Task directions:
Output every line of the material exactly, omitting images.

Collected data:
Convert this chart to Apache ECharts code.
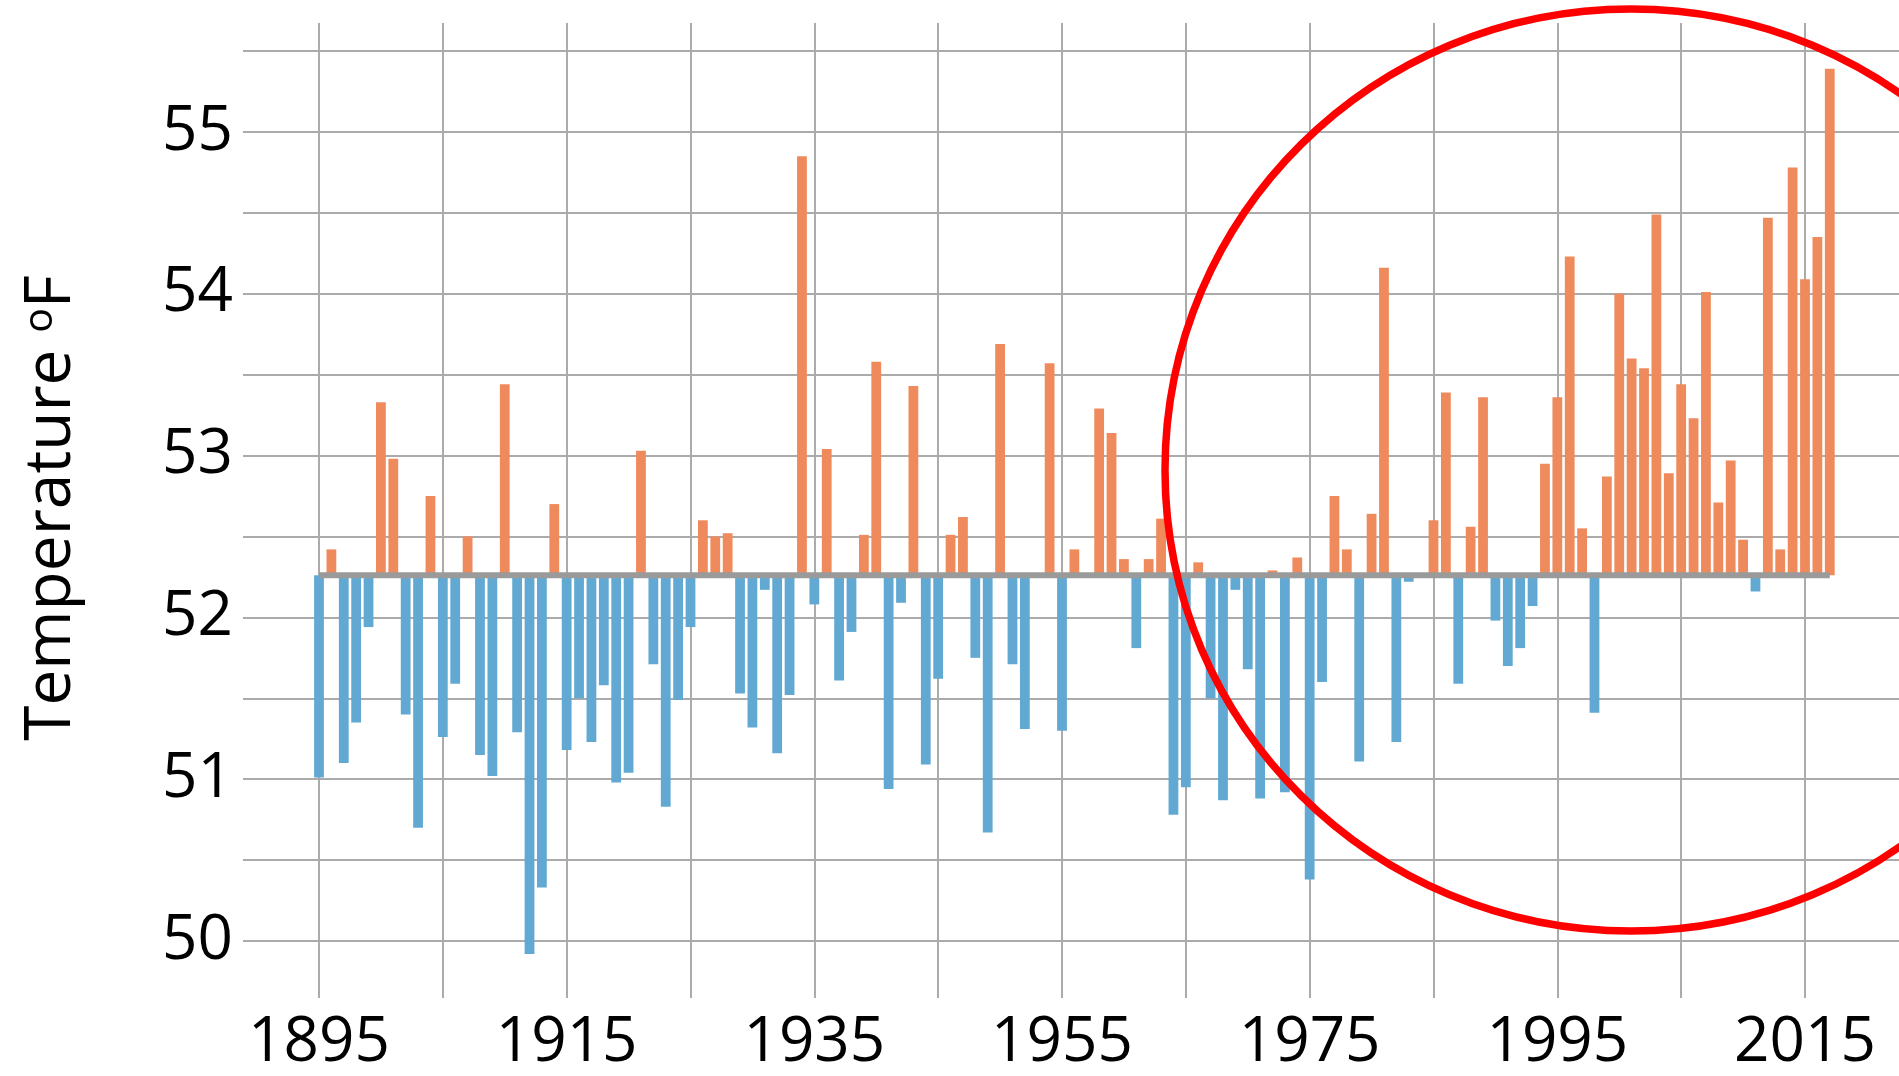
<!DOCTYPE html>
<html>
<head>
<meta charset="utf-8">
<script src="https://cdn.jsdelivr.net/npm/echarts@6/dist/echarts.min.js"></script>
<style>
html,body{margin:0;padding:0;background:#ffffff;}
#chart{width:1899px;height:1076px;}
</style>
</head>
<body>
<div id="chart"></div>
<script>
// ---- data ----
const years = [
  1895,1896,1897,1898,1899,1900,1901,1902,1903,1904,1905,1906,1907,1908,1909,
  1910,1911,1912,1913,1914,1915,1916,1917,1918,1919,1920,1921,1922,1923,1924,
  1925,1926,1927,1928,1929,1930,1931,1932,1933,1934,1935,1936,1937,1938,1939,
  1940,1941,1942,1943,1944,1945,1946,1947,1948,1949,1950,1951,1952,1953,1954,
  1955,1956,1957,1958,1959,1960,1961,1962,1963,1964,1965,1966,1967,1968,1969,
  1970,1971,1972,1973,1974,1975,1976,1977,1978,1979,1980,1981,1982,1983,1984,
  1985,1986,1987,1988,1989,1990,1991,1992,1993,1994,1995,1996,1997,1998,1999,
  2000,2001,2002,2003,2004,2005,2006,2007,2008,2009,2010,2011,2012,2013,2014,
  2015,2016,2017
];
const temps = [
  51.01,52.42,51.10,51.35,51.94,53.33,52.98,51.40,50.70,52.75,51.26,51.59,52.50,51.15,51.02,
  53.44,51.29,49.92,50.33,52.70,51.18,51.50,51.23,51.58,50.98,51.04,53.03,51.71,50.83,51.49,
  51.94,52.60,52.50,52.52,51.53,51.32,52.17,51.16,51.52,54.85,52.08,53.04,51.61,51.91,52.51,
  53.58,50.94,52.09,53.43,51.09,51.62,52.51,52.62,51.75,50.67,53.69,51.71,51.31,52.27,53.57,
  51.30,52.42,52.26,53.29,53.14,52.36,51.81,52.36,52.61,50.78,50.95,52.34,51.50,50.87,52.17,
  51.68,50.88,52.29,50.92,52.37,50.38,51.60,52.75,52.42,51.11,52.64,54.16,51.23,52.22,52.26,
  52.60,53.39,51.59,52.56,53.36,51.98,51.70,51.81,52.07,52.95,53.36,54.23,52.55,51.41,52.87,
  54.00,53.60,53.54,54.49,52.89,53.44,53.23,54.01,52.71,52.97,52.48,52.16,54.47,52.42,54.78,
  54.09,54.35,55.39
];
const BASE = 52.26;                       // reference (average) level the bars start from
const yTickLabels = [50, 51, 52, 53, 54, 55];
const xTickLabels = [1895, 1915, 1935, 1955, 1975, 1995, 2015];
const yTitle = 'Temperature {sup|o}F';

// ---- layout / style constants ----
const FONT = 'Open Sans';
const ORANGE = '#EF8A5C';
const BLUE = '#61A9D3';
const GRID_COLOR = '#ABABAB';
const X0_PX = 319, X1_PX = 1805;           // pixel positions of 1895 and 2015
const PX_YR = (X1_PX - X0_PX) / 120;
const xMinA = 1895 - (X0_PX - 243) / PX_YR;
const xMax = 1895 + (1899 - X0_PX) / PX_YR;

const chart = echarts.init(document.getElementById('chart'), null, {renderer: 'canvas'});

const barData = years.map((y, i) => [y, temps[i]]);
const baseData = years.map(y => [y, BASE]);

const option = {
  animation: false,
  backgroundColor: '#ffffff',
  grid: [
    {left: 243, right: 0, top: 51, height: 890, outerBoundsMode: 'none', containLabel: false},
    {left: X0_PX, right: 0, top: 23, height: 975, outerBoundsMode: 'none', containLabel: false}
  ],
  xAxis: [
    {gridIndex: 0, type: 'value', min: xMinA, max: xMax, show: false},
    {
      gridIndex: 1, type: 'value', min: 1895, max: xMax, interval: 10,
      axisLine: {show: false}, axisTick: {show: false},
      splitLine: {show: true, showMaxLine: false, lineStyle: {color: GRID_COLOR, width: 2}},
      axisLabel: {
        margin: 14, fontSize: 62, fontFamily: FONT, color: '#000',
        showMaxLabel: false,
        formatter: v => {
          const r = Math.round(v);
          return (Math.abs(v - r) < 1e-6 && xTickLabels.indexOf(r) >= 0) ? String(r) : '';
        }
      }
    }
  ],
  yAxis: [
    {
      gridIndex: 0, type: 'value', min: 50, max: 55.5, interval: 0.5,
      axisLine: {show: false}, axisTick: {show: false},
      splitLine: {show: true, lineStyle: {color: GRID_COLOR, width: 2}},
      axisLabel: {
        margin: 10, fontSize: 62, fontFamily: FONT, color: '#000',
        formatter: v => {
          const r = Math.round(v);
          return (Math.abs(v - r) < 1e-6 && yTickLabels.indexOf(r) >= 0) ? String(r) : '';
        }
      }
    },
    {gridIndex: 1, type: 'value', min: 0, max: 1, show: false}
  ],
  series: [
    {
      type: 'custom',
      xAxisIndex: 0, yAxisIndex: 0,
      data: barData,
      z: 2,
      renderItem: (params, api) => {
        const x = api.value(0), v = api.value(1);
        const p0 = api.coord([x, BASE]);
        const p1 = api.coord([x, v]);
        const w = api.size([0.79, 0])[0];
        return {
          type: 'rect',
          shape: {x: p0[0] - w / 2, y: Math.min(p0[1], p1[1]), width: w, height: Math.abs(p1[1] - p0[1])},
          style: {fill: v >= BASE ? ORANGE : BLUE}
        };
      }
    },
    {
      type: 'line',
      xAxisIndex: 0, yAxisIndex: 0,
      data: baseData,
      symbol: 'none',
      z: 3,
      lineStyle: {color: '#9A9A9A', width: 6},
      silent: true
    }
  ],
  graphic: [
    {
      type: 'text', x: 52, y: 508, rotation: Math.PI / 2, z: 50,
      style: {
        text: yTitle, fontSize: 64, fontFamily: FONT, fill: '#000',
        align: 'center', verticalAlign: 'middle',
        rich: {sup: {fontSize: 41, fontFamily: FONT, fill: '#000', verticalAlign: 'top'}}
      }
    },
    {
      type: 'ellipse', z: 100,
      shape: {cx: 1631, cy: 470, rx: 466, ry: 461},
      style: {fill: 'none', stroke: '#FF0000', lineWidth: 7.5}
    }
  ]
};
chart.setOption(option);
</script>
</body>
</html>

Answer in full:
Convert this chart to Apache ECharts code.
<!DOCTYPE html>
<html>
<head>
<meta charset="utf-8">
<script src="https://cdn.jsdelivr.net/npm/echarts@6/dist/echarts.min.js"></script>
<style>
html,body{margin:0;padding:0;background:#ffffff;}
#chart{width:1899px;height:1076px;}
</style>
</head>
<body>
<div id="chart"></div>
<script>
// ---- data ----
const years = [
  1895,1896,1897,1898,1899,1900,1901,1902,1903,1904,1905,1906,1907,1908,1909,
  1910,1911,1912,1913,1914,1915,1916,1917,1918,1919,1920,1921,1922,1923,1924,
  1925,1926,1927,1928,1929,1930,1931,1932,1933,1934,1935,1936,1937,1938,1939,
  1940,1941,1942,1943,1944,1945,1946,1947,1948,1949,1950,1951,1952,1953,1954,
  1955,1956,1957,1958,1959,1960,1961,1962,1963,1964,1965,1966,1967,1968,1969,
  1970,1971,1972,1973,1974,1975,1976,1977,1978,1979,1980,1981,1982,1983,1984,
  1985,1986,1987,1988,1989,1990,1991,1992,1993,1994,1995,1996,1997,1998,1999,
  2000,2001,2002,2003,2004,2005,2006,2007,2008,2009,2010,2011,2012,2013,2014,
  2015,2016,2017
];
const temps = [
  51.01,52.42,51.10,51.35,51.94,53.33,52.98,51.40,50.70,52.75,51.26,51.59,52.50,51.15,51.02,
  53.44,51.29,49.92,50.33,52.70,51.18,51.50,51.23,51.58,50.98,51.04,53.03,51.71,50.83,51.49,
  51.94,52.60,52.50,52.52,51.53,51.32,52.17,51.16,51.52,54.85,52.08,53.04,51.61,51.91,52.51,
  53.58,50.94,52.09,53.43,51.09,51.62,52.51,52.62,51.75,50.67,53.69,51.71,51.31,52.27,53.57,
  51.30,52.42,52.26,53.29,53.14,52.36,51.81,52.36,52.61,50.78,50.95,52.34,51.50,50.87,52.17,
  51.68,50.88,52.29,50.92,52.37,50.38,51.60,52.75,52.42,51.11,52.64,54.16,51.23,52.22,52.26,
  52.60,53.39,51.59,52.56,53.36,51.98,51.70,51.81,52.07,52.95,53.36,54.23,52.55,51.41,52.87,
  54.00,53.60,53.54,54.49,52.89,53.44,53.23,54.01,52.71,52.97,52.48,52.16,54.47,52.42,54.78,
  54.09,54.35,55.39
];
const BASE = 52.26;                       // reference (average) level the bars start from
const yTickLabels = [50, 51, 52, 53, 54, 55];
const xTickLabels = [1895, 1915, 1935, 1955, 1975, 1995, 2015];
const yTitle = 'Temperature {sup|o}F';

// ---- layout / style constants ----
const FONT = 'Open Sans';
const ORANGE = '#EF8A5C';
const BLUE = '#61A9D3';
const GRID_COLOR = '#ABABAB';
const X0_PX = 319, X1_PX = 1805;           // pixel positions of 1895 and 2015
const PX_YR = (X1_PX - X0_PX) / 120;
const xMinA = 1895 - (X0_PX - 243) / PX_YR;
const xMax = 1895 + (1899 - X0_PX) / PX_YR;

const chart = echarts.init(document.getElementById('chart'), null, {renderer: 'canvas'});

const barData = years.map((y, i) => [y, temps[i]]);
const baseData = years.map(y => [y, BASE]);

const option = {
  animation: false,
  backgroundColor: '#ffffff',
  grid: [
    {left: 243, right: 0, top: 51, height: 890, outerBoundsMode: 'none', containLabel: false},
    {left: X0_PX, right: 0, top: 23, height: 975, outerBoundsMode: 'none', containLabel: false}
  ],
  xAxis: [
    {gridIndex: 0, type: 'value', min: xMinA, max: xMax, show: false},
    {
      gridIndex: 1, type: 'value', min: 1895, max: xMax, interval: 10,
      axisLine: {show: false}, axisTick: {show: false},
      splitLine: {show: true, showMaxLine: false, lineStyle: {color: GRID_COLOR, width: 2}},
      axisLabel: {
        margin: 14, fontSize: 62, fontFamily: FONT, color: '#000',
        showMaxLabel: false,
        formatter: v => {
          const r = Math.round(v);
          return (Math.abs(v - r) < 1e-6 && xTickLabels.indexOf(r) >= 0) ? String(r) : '';
        }
      }
    }
  ],
  yAxis: [
    {
      gridIndex: 0, type: 'value', min: 50, max: 55.5, interval: 0.5,
      axisLine: {show: false}, axisTick: {show: false},
      splitLine: {show: true, lineStyle: {color: GRID_COLOR, width: 2}},
      axisLabel: {
        margin: 10, fontSize: 62, fontFamily: FONT, color: '#000',
        formatter: v => {
          const r = Math.round(v);
          return (Math.abs(v - r) < 1e-6 && yTickLabels.indexOf(r) >= 0) ? String(r) : '';
        }
      }
    },
    {gridIndex: 1, type: 'value', min: 0, max: 1, show: false}
  ],
  series: [
    {
      type: 'custom',
      xAxisIndex: 0, yAxisIndex: 0,
      data: barData,
      z: 2,
      renderItem: (params, api) => {
        const x = api.value(0), v = api.value(1);
        const p0 = api.coord([x, BASE]);
        const p1 = api.coord([x, v]);
        const w = api.size([0.79, 0])[0];
        return {
          type: 'rect',
          shape: {x: p0[0] - w / 2, y: Math.min(p0[1], p1[1]), width: w, height: Math.abs(p1[1] - p0[1])},
          style: {fill: v >= BASE ? ORANGE : BLUE}
        };
      }
    },
    {
      type: 'line',
      xAxisIndex: 0, yAxisIndex: 0,
      data: baseData,
      symbol: 'none',
      z: 3,
      lineStyle: {color: '#9A9A9A', width: 6},
      silent: true
    }
  ],
  graphic: [
    {
      type: 'text', x: 52, y: 508, rotation: Math.PI / 2, z: 50,
      style: {
        text: yTitle, fontSize: 64, fontFamily: FONT, fill: '#000',
        align: 'center', verticalAlign: 'middle',
        rich: {sup: {fontSize: 41, fontFamily: FONT, fill: '#000', verticalAlign: 'top'}}
      }
    },
    {
      type: 'ellipse', z: 100,
      shape: {cx: 1631, cy: 470, rx: 466, ry: 461},
      style: {fill: 'none', stroke: '#FF0000', lineWidth: 7.5}
    }
  ]
};
chart.setOption(option);
</script>
</body>
</html>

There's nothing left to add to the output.